LAWS(CAL)-2014-2-74

SAROJ KUMAR DUTTA Vs. UNION OF INDIA

Decided On February 28, 2014
Saroj Kumar Dutta Appellant
V/S
UNION OF INDIA Respondents

JUDGEMENT

(1.) This writ application had been preferred challenging a memorandum dated 16th July, 2009 issued by the respondent no.6 and the reports of the Review Committee and the Representation Committee and the memorandum dated 23rd March, 2010 through which it was inter alia communicated to the petitioner that in accordance with the provisions contained in Fundamental Rule (hereinafter referred as the FR) 56 (j), his case was reviewed by the Review Committee and he was not found fit for retention in service and accordingly he was prematurely retired from service with effect from 01.08.2009 (FN) by the appropriate authority and that the petitioner's representation dated 10th December, 2009 against his premature retirement order dated 16th July, 2009 was considered by the Representation Committee and the said Committee came to a conclusion that there is no merit in the representation submitted by the petitioner.

(2.) Mr. Mahapatra, learned advocate appearing for the petitioner had ,inter alia,contended that the petitioner was appointed as Constable on 15th March, 1982 and that thereafter he was promoted to the post of Assistant Sub-Inspector on 30th June, 1987 and to the post of Sub-Inspector on 30th March 1995 and to the post of Inspector with effect from 10th July, 2008 and that from such service records of the petitioner it is explicit that the petitioner's integrity was never doubtful and that his performance and discharge of service did not suffer from any ineffectiveness. Mr. Mahapatra had further argued that the memorandum dated 16th July, 2009 issued by the respondent no.6 was absolutely without jurisdiction inasmuch as the said respondent no.6 was not the Appointing Authority of the petitioner and that as such the power under FR 56 (j) could not have been exercised by the said respondent no.6. Mr. Mahapatra had further contended that under FR 56 (j) there has to be a formation of opinion and that such formation of opinion must be on the basis of the overall service record of the petitioner and that the respondents cannot pick out any particular instance from the entire service record of the petitioner for the purpose of formation of such opinion under FR 56 (j).
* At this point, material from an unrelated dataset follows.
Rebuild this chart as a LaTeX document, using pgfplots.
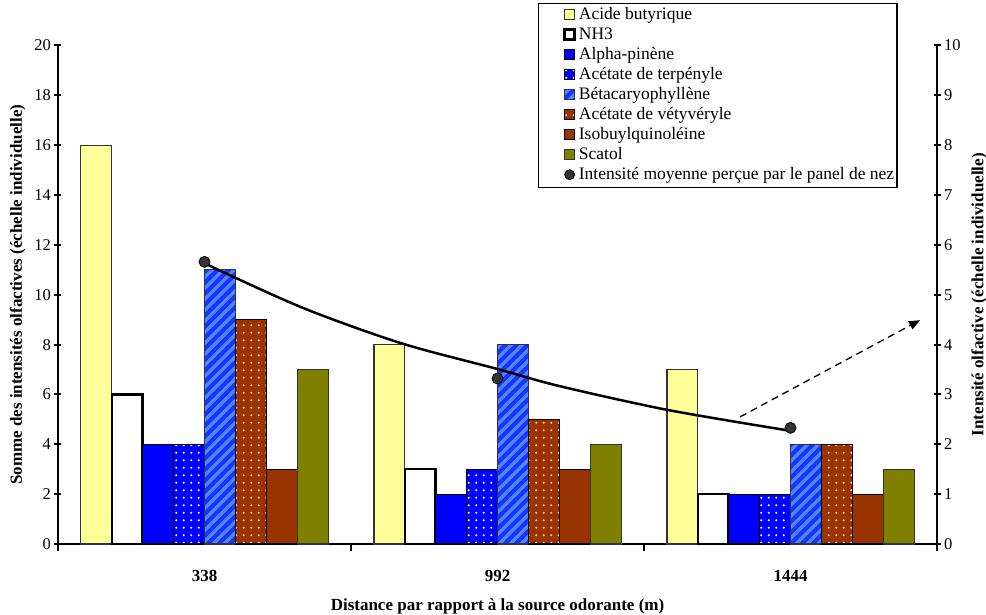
\documentclass[border=0pt]{standalone}
\usepackage{fontspec}
\setmainfont{Liberation Serif}
\usepackage{pgfplots}
\usepackage{pgfplotstable}
\pgfplotsset{compat=1.18}
\usetikzlibrary{patterns,arrows.meta}

\definecolor{cacide}{HTML}{FFFF99}
\definecolor{calpha}{HTML}{0000FF}
\definecolor{cbeta}{HTML}{1A33FF}
\definecolor{cbetastripe}{HTML}{4D88FF}
\definecolor{cbrown}{HTML}{993300}
\definecolor{ctan}{HTML}{FFCC99}
\definecolor{cscatol}{HTML}{808000}
\definecolor{cdot}{HTML}{333333}

% motifs des barres
\pgfdeclarepatternformonly{bardots}{\pgfqpoint{-1pt}{-1pt}}{\pgfqpoint{8.5pt}{8.5pt}}{\pgfqpoint{7.5pt}{7.5pt}}{%
  \pgfpathcircle{\pgfqpoint{3.75pt}{3.75pt}}{1.1pt}\pgfusepath{fill}}
\pgfdeclarepatternformonly{barstripes}{\pgfqpoint{-1pt}{-1pt}}{\pgfqpoint{12pt}{12pt}}{\pgfqpoint{11pt}{11pt}}{%
  \pgfsetlinewidth{3.2pt}\pgfpathmoveto{\pgfqpoint{-1pt}{-1pt}}\pgfpathlineto{\pgfqpoint{12pt}{12pt}}\pgfusepath{stroke}}

\pgfplotsset{
  /pgfplots/ybar legend/.style={/pgfplots/legend image code/.code={%
      \path (0pt,0pt);
      \draw[##1] (22pt,-4pt) rectangle (32pt,6pt);}},
}

% sommes des intensites par distance
\pgfplotstableread{
pos acide nh3 alpha terp beta vet isobu scatol
1   16    6   4     4    11   9   3     7
2   8     3   2     3    8    5   3     4
3   7     2   2     2    4    4   2     3
}\sommes

\begin{document}
\begin{tikzpicture}
\begin{axis}[
    at={(58pt,70pt)}, anchor=south west,
    scale only axis,
    width=879pt, height=498.5pt,
    ybar=0pt, bar width=30.9pt,
    xmin=0.5, xmax=3.5,
    ymin=0, ymax=20,
    xtick={0.5,1.5,2.5,3.5},
    xticklabels={338,992,1444},
    x tick label as interval,
    ytick={0,2,...,20},
    axis x line*=bottom, axis y line*=left,
    axis line style={line width=2pt,-},
    tick style={line width=2pt,black},
    major tick length=7pt, tick align=center,
    x tick style={yshift=-3.5pt},
    /pgf/number format/assume math mode=true,
    tick label style={font=\fontsize{16.5}{19}\selectfont},
    xticklabel style={font=\bfseries\fontsize{17}{20}\selectfont, yshift=-19pt},
    xlabel={Distance par rapport à la source odorante (m)},
    ylabel={Somme des intensités olfactives (échelle individuelle)},
    label style={font=\bfseries\fontsize{17}{20}\selectfont},
    xlabel style={yshift=-10pt},
    ylabel style={yshift=2pt},
    legend cell align=left,
    legend style={at={(rel axis cs:0.9556,1.0853)}, anchor=north east,
      draw=black, line width=1.5pt, inner xsep=3pt, inner ysep=4pt,
      font=\fontsize{17.5}{20}\selectfont,
      nodes={inner sep=0pt, text height=12pt, text depth=4pt},
      row sep=4pt, /tikz/every odd column/.append style={column sep=3pt}},
]
\addplot[fill=cacide, draw=black!80, line width=1.2pt] table[x=pos,y=acide] {\sommes};
\addlegendentry{Acide butyrique}
\addplot[fill=white, draw=black, line width=2.5pt] table[x=pos,y=nh3] {\sommes};
\addlegendentry{NH3}
\addplot[fill=calpha, draw=black, line width=1.2pt] table[x=pos,y=alpha] {\sommes};
\addlegendentry{Alpha-pinène}
\addplot[preaction={fill=calpha}, pattern=bardots, pattern color=white,
  draw=black, line width=1.2pt] table[x=pos,y=terp] {\sommes};
\addlegendentry{Acétate de terpényle}
\addplot[preaction={fill=cbeta}, pattern=barstripes, pattern color=cbetastripe,
  draw=black!80, line width=1.2pt] table[x=pos,y=beta] {\sommes};
\addlegendentry{Bétacaryophyllène}
\addplot[preaction={fill=cbrown}, pattern=bardots, pattern color=ctan,
  draw=black, line width=1.2pt] table[x=pos,y=vet] {\sommes};
\addlegendentry{Acétate de vétyvéryle}
\addplot[fill=cbrown, draw=black, line width=1.2pt] table[x=pos,y=isobu] {\sommes};
\addlegendentry{Isobuylquinoléine}
\addplot[fill=cscatol, draw=black!80, line width=1.2pt] table[x=pos,y=scatol] {\sommes};
\addlegendentry{Scatol}
\addlegendimage{legend image code/.code={%
    \path (0pt,0pt);
    \draw[fill=cdot, draw=black, line width=0.8pt] (27pt,1pt) circle (5pt);}}
\addlegendentry{Intensité moyenne perçue par le panel de nez}
\end{axis}

\begin{axis}[
    at={(58pt,70pt)}, anchor=south west,
    scale only axis,
    width=879pt, height=498.5pt,
    xmin=0.5, xmax=3.5,
    ymin=0, ymax=10,
    ytick={0,1,...,10},
    axis x line=none, axis y line*=right,
    axis line style={line width=2pt,-},
    tick style={line width=2pt,black},
    major tick length=7pt, tick align=center,
    /pgf/number format/assume math mode=true,
    tick label style={font=\fontsize{16.5}{19}\selectfont},
    ylabel={Intensité olfactive (échelle individuelle)},
    label style={font=\bfseries\fontsize{17}{20}\selectfont},
    ylabel style={yshift=-4pt},
]
% courbe de tendance de l'intensite moyenne
\addplot[smooth, black, line width=2.5pt] coordinates {
  (1,5.63) (1.33,4.75) (1.67,4.03) (2,3.51) (2.21,3.17) (2.58,2.69) (3,2.27)
};
\addplot[only marks, mark=*, mark size=5.5pt,
  mark options={fill=cdot, draw=black, line width=0.8pt}] coordinates {
  (1,5.66) (2,3.32) (3,2.33)
};
\draw[black, line width=1.3pt, dash pattern=on 7pt off 5pt, -{Triangle[length=11pt,width=9pt]}]
  (axis cs:2.828,2.55) -- (axis cs:3.442,4.49);
\end{axis}
\pgfresetboundingbox
\path[use as bounding box] (0pt,0pt) rectangle (986pt,614pt);
\end{tikzpicture}
\end{document}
(3.) The respondents have entered appearance and have filed an affidavit-inopposition controverting the allegations made in the writ application and stating inter alia that the petitioner's representation / appeal against the order of premature retirement adopted by the Review Committee was considered by the Representation Committee and was rejected and that there was no infirmity in the orders passed by the Review Committee and Representation Committee. The respondents, however, in paragraph 5 of the affidavit-in-opposition had admitted the fact that the petitioner did avail three promotions. Mrs. Roy further submitted that the petitioner was ordered for premature retirement along with three months' pay and allowances and that having received the said amount the petitioner cannot challenge the order of premature retirement.